Have you ever been hit by a lightning bolt, where you changed a major habit very suddenly, as a consequence of reading a book, a conversation with a friend, a milestone birthday, a health scare, etc.?

Honestly, reading your book and realizing my younger son was a Rebel had an immediate impact on me. I realized that every time I asked him to practice violin, I was setting off a whole chain of resistance that made it ten times harder for him to do it. Now we have a system where he has agreed to do it every afternoon, and I am not allowed to breathe a word about it. It was very hard to break the habit of nagging, but I forced myself to trust him and let go, and it’s been transformative. So thank you!

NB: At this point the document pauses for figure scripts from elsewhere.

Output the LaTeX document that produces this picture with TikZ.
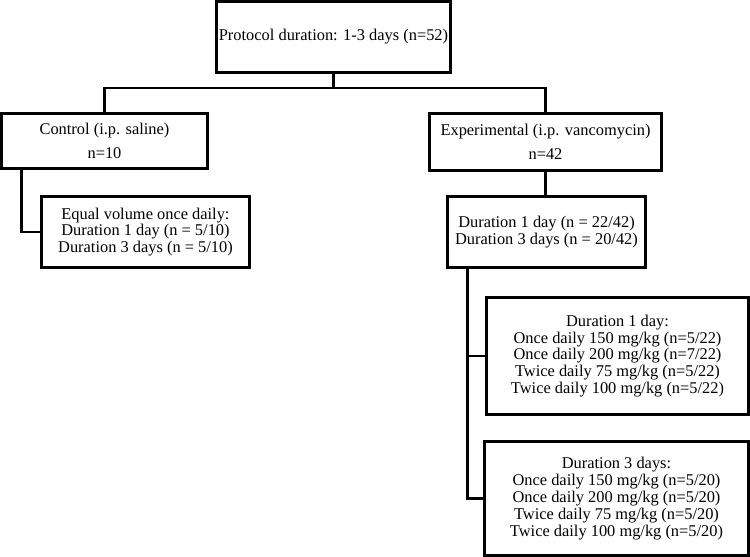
\documentclass[tikz,border=0pt]{standalone}
\usepackage{fontspec}
\setmainfont{Liberation Serif}
\begin{document}
\begin{tikzpicture}[x=0.75pt,y=-0.75pt,
  box/.style={inner sep=0pt, align=center,
    font=\fontsize{12.3}{12.6}\selectfont},
  conn/.style={line width=2pt}]
\useasboundingbox (0,0) rectangle (750,557);
\node[box, minimum width=174.75pt, minimum height=52.5pt] (top) at (333.5,37)
  {Protocol duration: 1-3 days (n=52)};
\node[box, minimum width=153.75pt, minimum height=40.5pt] (ctrl) at (104.5,141)
  {Control (i.p. saline)\\[5pt] n=10};
\node[box, minimum width=173.25pt, minimum height=42pt] (exp) at (545.5,142)
  {Experimental (i.p. vancomycin)\\[5pt] n=42};
\node[box, minimum width=155.25pt, minimum height=52.5pt] (cchild) at (145.5,232)
  {Equal volume once daily:\\ Duration 1 day (n = 5/10)\\ Duration 3 days (n = 5/10)};
\node[box, minimum width=147.75pt, minimum height=52.5pt] (echild) at (546.5,232)
  {Duration 1 day (n = 22/42)\\ Duration 3 days (n = 20/42)};
\node[box, minimum width=195.75pt, minimum height=87pt] (dayone) at (617.5,356)
  {Duration 1 day:\\ Once daily 150 mg/kg (n=5/22)\\ Once daily 200 mg/kg (n=7/22)\\ Twice daily 75 mg/kg (n=5/22)\\ Twice daily 100 mg/kg (n=5/22)};
\node[box, minimum width=197.25pt, minimum height=84.75pt] (daythree) at (616.5,498.5)
  {Duration 3 days:\\ Once daily 150 mg/kg (n=5/20)\\ Once daily 200 mg/kg (n=5/20)\\ Twice daily 75 mg/kg (n=5/20)\\ Twice daily 100 mg/kg (n=5/20)};
\foreach \n in {top,ctrl,exp,cchild,echild,dayone,daythree}
  \draw[conn] (\n.north west) rectangle (\n.south east);
\coordinate (split) at (333.5,88);
\draw[conn] (top.south) -- (split);
\draw[conn] (split) -| (ctrl.north);
\draw[conn] (split) -| (exp.north);
\draw[conn] ([xshift=15pt]ctrl.south west) |- (cchild.west);
\draw[conn] (exp.south) -- (exp.south |- echild.north);
\draw[conn] ([xshift=15pt]echild.south west) |- (dayone.west);
\draw[conn] ([xshift=15pt]echild.south west) |- (daythree.west);
\end{tikzpicture}
\end{document}
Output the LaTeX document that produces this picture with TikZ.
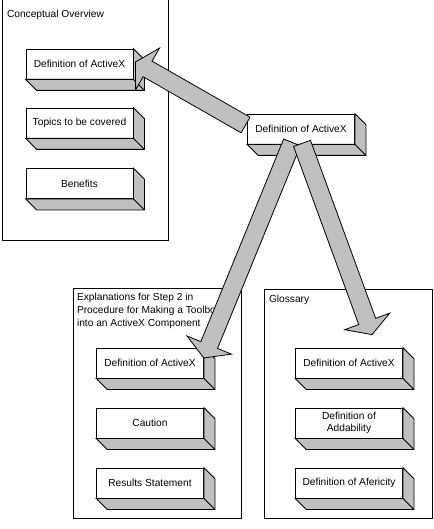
\documentclass[tikz,border=0pt]{standalone}
\usepackage{fontspec}
\setmainfont{Liberation Sans}
\usetikzlibrary{calc}
\definecolor{boxgray}{RGB}{192,192,192}

\newcommand{\extrude}[1]{%
    \draw[side] (#1.north east) -- ([shift={(11pt,-11pt)}]#1.north east) -- ([shift={(11pt,-11pt)}]#1.south east) -- ([shift={(11pt,-11pt)}]#1.south west) -- (#1.south west) -- (#1.south east) -- cycle;
    \draw (#1.south east) -- ([shift={(11pt,-11pt)}]#1.south east);
}
\newcommand{\fatarrow}[2]{%
    \coordinate (hb) at ($(#2)!14pt!(#1)$);
    \draw[fat] ($(#1)!9pt!90:(#2)$) -- ($(hb)!9pt!-90:(#1)$) -- ($(hb)!24pt!-90:(#1)$) -- (#2) -- ($(hb)!24pt!90:(#1)$) -- ($(hb)!9pt!90:(#1)$) -- ($(#1)!9pt!-90:(#2)$) -- cycle;
}

\begin{document}
\begin{tikzpicture}[x=1pt,y=-1pt,line width=0.8pt,font=\fontsize{10.2}{12.5}\selectfont,
            panel/.style={rectangle,draw,inner sep=0pt},
            title/.style={anchor=north west,inner sep=0pt,align=left,font=\fontsize{10.2}{13}\selectfont},
            face/.style={rectangle,draw,fill=white,minimum width=107pt,minimum height=30pt,inner sep=0pt,align=center},
            side/.style={draw,fill=boxgray},
            fat/.style={draw,fill=boxgray,line join=miter}]

            \useasboundingbox (0,0) rectangle (433,529);

            \node [panel,minimum width=166pt,minimum height=241pt] (cpanel) at (85,119.5) {};
            \node [panel,minimum width=168pt,minimum height=230pt] (epanel) at (157,403) {};
            \node [panel,minimum width=168pt,minimum height=229pt] (gpanel) at (348,403.5) {};

            \node [title] (ctitle) at ([shift={(5pt,-11pt)}]cpanel.north west) {Conceptual Overview};
            \node [title] (etitle) at ([shift={(4pt,-5pt)}]epanel.north west) {Explanations for Step 2 in\\Procedure for Making a Toolbox\\into an ActiveX Component};
            \node [title] (gtitle) at ([shift={(5pt,-6pt)}]gpanel.north west) {Glossary};

            \node [face] (cdef) at (79.5,64) {Definition of ActiveX};
            \node [face] (ctop) at (79.5,123) {Topics to be covered};
            \node [face] (cben) at (79.5,183.5) {Benefits};
            \node [face] (mdef) at (301,129) {Definition of ActiveX};
            \node [face] (edef) at (150,363) {Definition of ActiveX};
            \node [face] (ecau) at (150,423) {Caution};
            \node [face] (eres) at (150,483) {Results Statement};
            \node [face] (gdef) at (349,363) {Definition of ActiveX};
            \node [face] (gadd) at (349,423) {Definition of\\Addability};
            \node [face] (gafe) at (349,483) {Definition of Afericity};

            \extrude{cdef}
            \extrude{ctop}
            \extrude{cben}
            \extrude{mdef}
            \extrude{edef}
            \extrude{ecau}
            \extrude{eres}
            \extrude{gdef}
            \extrude{gadd}
            \extrude{gafe}

            \coordinate (t1) at ([shift={(-1.5pt,4pt)}]mdef.west);
            \coordinate (h1) at ([shift={(2pt,2pt)}]cdef.east);
            \coordinate (t2) at ([shift={(-9pt,2pt)}]mdef.south);
            \coordinate (h2) at ([shift={(0pt,5pt)}]edef.east);
            \coordinate (t3) at ([shift={(1pt,1pt)}]mdef.south);
            \coordinate (h3) at ([shift={(23pt,13pt)}]gdef.north);

            \fatarrow{t1}{h1}
            \fatarrow{t2}{h2}
            \fatarrow{t3}{h3}

        \end{tikzpicture}
\end{document}
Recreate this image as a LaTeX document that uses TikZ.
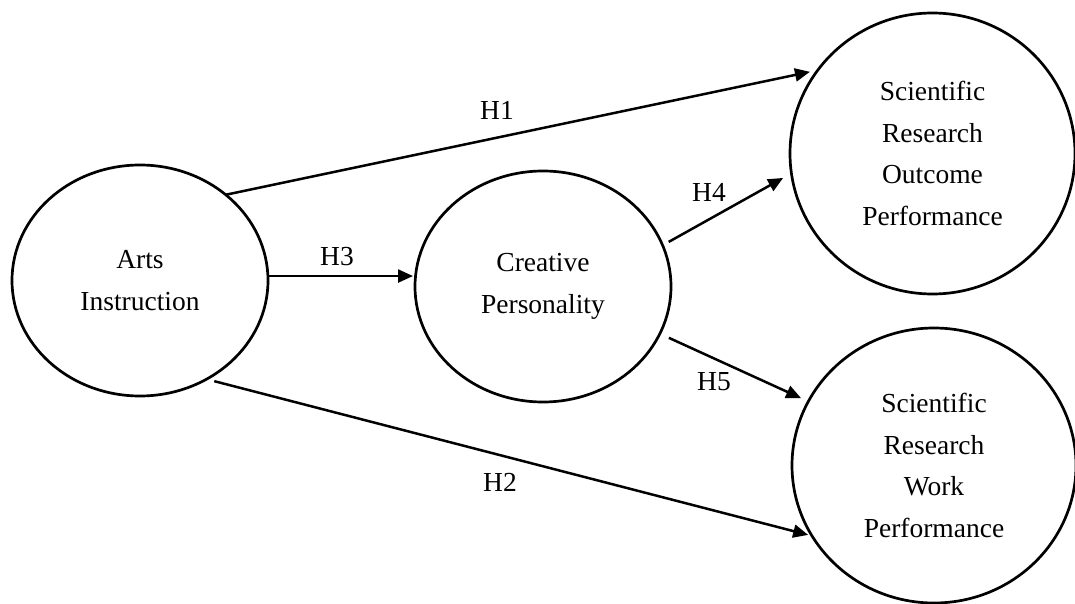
\documentclass[tikz,border=0pt]{standalone}
\usepackage{fontspec}
\setmainfont{Liberation Serif}
\usetikzlibrary{arrows.meta,shapes.geometric}
\begin{document}
\begin{tikzpicture}[x=1pt,y=-1pt,
  latent/.style={draw, ellipse, line width=2.7pt, inner sep=0pt, outer sep=0pt,
    align=center, font=\fontsize{27.5}{41.5}\selectfont},
  hypline/.style={line width=2.5pt, -{Triangle[length=15pt,width=13pt]}},
  hyp/.style={font=\fontsize{27.5}{33}\selectfont, inner sep=0pt}]
\useasboundingbox (0,0) rectangle (1075,604);
\fill[white] (0,0) rectangle (1075,604);

\node[latent, minimum width=256pt, minimum height=231pt] (arts) at (140,280.5) {Arts\\Instruction};
\node[latent, minimum width=256pt, minimum height=231pt] (creative) at (543,286.5) {Creative\\Personality};
\node[latent, minimum width=285pt, minimum height=281pt] (outcome) at (932.5,153.5) {Scientific\\Research\\Outcome\\Performance};
\node[latent, minimum width=284pt, minimum height=275pt] (work) at (934,465.5) {Scientific\\Research\\Work\\Performance};

\draw[hypline, shorten >=8pt] (arts.45.2) -- (outcome.144);
\draw[hypline, shorten <=8pt, shorten >=4pt] (arts.-56.9) -- (work.210.4);
\draw[hypline, shorten >=2pt] (arts.2.2) -- (arts.2.2 -| creative.west);
\draw[hypline, shorten <=7pt, shorten >=9.5pt] (creative.19.3) -- (outcome.188.6);
\draw[hypline, shorten <=10pt, shorten >=8pt] (creative.-22.1) -- (work.153.9);

\node[hyp] (h1) at (497,110) {H1};
\node[hyp] (h2) at (500,482) {H2};
\node[hyp] (h3) at (337,257) {H3};
\node[hyp] (h4) at (709,192) {H4};
\node[hyp] (h5) at (714,382) {H5};
\end{tikzpicture}
\end{document}
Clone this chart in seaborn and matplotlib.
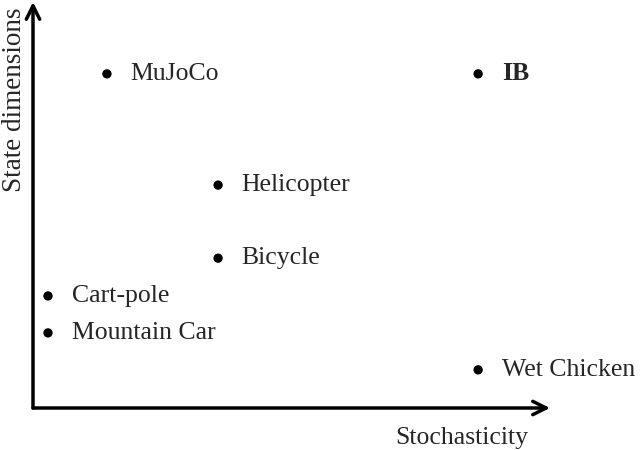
import pandas as pd
import matplotlib.pyplot as plt
import seaborn as sns

# environments placed by stochasticity (x) and state dimensions (y), arbitrary units
envs = ["MuJoCo", "IB", "Helicopter", "Bicycle", "Cart-pole", "Mountain Car", "Wet Chicken"]
stochasticity = [14.3, 86.1, 35.8, 35.8, 2.9, 2.9, 86.1]
state_dims = [82.3, 82.3, 54.9, 36.9, 27.6, 18.5, 9.4]

df = pd.DataFrame({"Env": envs, "Stochasticity": stochasticity, "State": state_dims})

sns.set_style("white")
plt.rcParams["font.family"] = ["Liberation Serif", "DejaVu Serif"]

fig = plt.figure(figsize=(6.4, 4.5), dpi=100)
ax = fig.add_axes([33 / 640, 42 / 450, 517 / 640, 406 / 450])

sns.scatterplot(x="Stochasticity", y="State", data=df, color="black", s=45,
                edgecolor="none", ax=ax, clip_on=False)

for _, row in df.iterrows():
    ax.annotate(row["Env"], (row["Stochasticity"], row["State"]),
                xytext=(17, 0), textcoords="offset points", va="center", ha="left",
                fontsize=18.5, fontweight="bold" if row["Env"] == "IB" else "normal")

ax.set_xlim(0, 100)
ax.set_ylim(0, 100)
for s in ax.spines.values():
    s.set_visible(False)
ax.set_xticks([])
ax.set_yticks([])

# axis arrows
arrow = dict(arrowstyle="->", lw=2.5, color="black", mutation_scale=24,
             shrinkA=0, shrinkB=0)
ax.annotate("", xy=(1, 0), xytext=(0, 0), xycoords="axes fraction", arrowprops=arrow)
ax.annotate("", xy=(0, 1), xytext=(0, 0), xycoords="axes fraction", arrowprops=arrow)

ax.set_xlabel("Stochasticity", fontsize=18.5)
ax.set_ylabel("State dimensions", fontsize=19.5)
ax.xaxis.set_label_coords(429 / 517, -19 / 406)
ax.yaxis.set_label_coords(-6 / 517, 308 / 406)

fig.savefig("out.png", dpi=100)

Do you embrace habits or resist them?

I think I’m an embracer, not a resistor. (Are those on the Rubin Index?) I have been making the same smoothie for breakfast for years, and as I assemble the ingredients—frozen blueberries, frozen banana, almond milk, nonfat vanilla yogurt and kale—I am overcome with a feeling of well-being and calm. I love the routine. That being said, I’m not a creature of habit; I can make changes pretty easily if I need to. I even put peach yogurt in my smoothie yesterday. (But it tasted weird.)

Has another person ever had a big influence on your habits?

My children have had a huge impact on my habits. I live more consciously when I’m living by example, and they make me think about the way I live in ways big and small—from carefully reading the labels of the food we by at the grocery store to discussing how to respond to a panhandler on the subway. I am grateful for their witnessing, for their questioning, and also for the forgiveness they always show me when I don’t get it quite right. They are very kind to me that way.